Lemma 3. Fix a collection \(\{X_i\}\) of topological spaces. Then a filter \(\mathcal F\) of \(\prod_iX_i\) converges to some \((x_i)\) if and only if \(\operatorname{pr}_{i*}\mathcal F\to x_i\) for each \(i\).
Proof. For brevity, let \(X\) denote the product space. The forward direction follows from Proposition 2 because the projections \(\operatorname{pr}_i\colon X\to X_i\) are continuous maps.
It remains to show the reverse direction. To show that \(\mathcal F\to(x_i)\), it is enough to check that \(\mathcal F\) contains a basis of open neighborhoods of \((x_i)\). In other words, we would like to show that \[\prod_iU_i\stackrel?\in\mathcal F,\] where each \(U_i\) is an open neighborhood of \(x_i\), and all but finitely many \(i\) have \(U_i=X_i\).
Well, \(\operatorname{pr}_{i*}\mathcal F\to x_i\) implies that \(U_i\in\operatorname{pr}_{i*}\mathcal F\), so \[U_i\times\prod_{j\ne i}X_j\in\mathcal F.\] It follows that \[\bigcap_{i\in I}\left(U_i\times\prod_{j\ne i}X_j\right)\in\mathcal F\] for any finite subset \(I\) of indices. In particular, the desired claim follows by taking \(I\) to be the finite collection of indices with \(U_i\ne X_i\). \(\blacksquare\)

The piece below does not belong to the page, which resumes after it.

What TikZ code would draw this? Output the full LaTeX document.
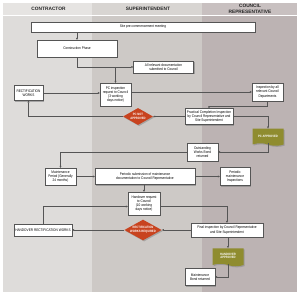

Lemma 4. A topological space \(X\) is compact if and only if any ultrafilter converges to some point.
Proof. We show the implications separately.
Suppose that \(X\) is compact, and suppose for the sake of contradiction that we have an ultrafilter \(\mathcal F\) not converging to any point. Then each \(x\in X\) has an open neighborhood \(U_x\) not in \(\mathcal F\). By compactness of \(x\), the open cover \(\{U_x\}_{x\in X}\) of \(X\) admits a finite subcover \(\{U_i\}_i\) of open subsets not in \(\mathcal F\).
Now, because \(\mathcal F\) is an ultrafilter, we see that \(X\setminus U_i\in\mathcal F\) for each \(i\) by Lemma 1, but this implies that \(\varnothing\in\mathcal F\) by taking the intersection. This is our contradiction!
Suppose that all ultrafilters converge to some point. Then we will show that \(X\) is compact by showing that any collection \(\mathcal A\) of closed sets with the finite intersection property has nonempty intersection. To see this is enough, note that if \(X\) did admit an open cover \(\mathcal U\) with no finite subcover, then taking \(\mathcal A=\{X\setminus U:U\in\mathcal U\}\) would provide a collection of closed sets with the finite intersection property but having empty intersection!
We will use the hypothesis to find a point in \(\mathcal A\). Because \(\mathcal A\) has the finite intersection property, the collection of subsets containing an element in \(\mathcal A\) is a filter, which we can then extend to an ultrafilter \(\mathcal F\), which then converges to some point \(x\in X\).
We claim that \(x\in\bigcap_{A\in\mathcal A}A\). Well, for any \(A\in\mathcal A\), we would like to show that \(x\in A\); because \(A\) is closed, it is enough to show that \(x\in\overline A\). Thus, choose an open neighborhood \(U\) of \(x\), and we would like to show that \(U\cap A\ne\varnothing\). For this, we note \(U\in\mathcal F\) (because \(\mathcal F\to x\)) and \(A\in\mathcal F\) (by construction of \(\mathcal F\)), so \(U\cap A\ne\varnothing\) follows. \(\blacksquare\)
We are now ready for our theorem.
Theorem (Tychonoff). Fix a collection \(\{X_i\}\) of topological spaces. Then the product space \(\prod_iX_i\) is still compact.
Proof. By Lemma 4, it is enough to show that any ultrafilter \(\mathcal F\) converges to some point \((x_i)\). Well, for each \(i\), the compactness of \(X_i\) implies that \(\operatorname{pr}_{i*}\mathcal F\) converges to some point \(x_i\in X_i\) by Lemma 4, so it follows that \(\mathcal F\to(x_i)\) by Lemma 3. \(\blacksquare\)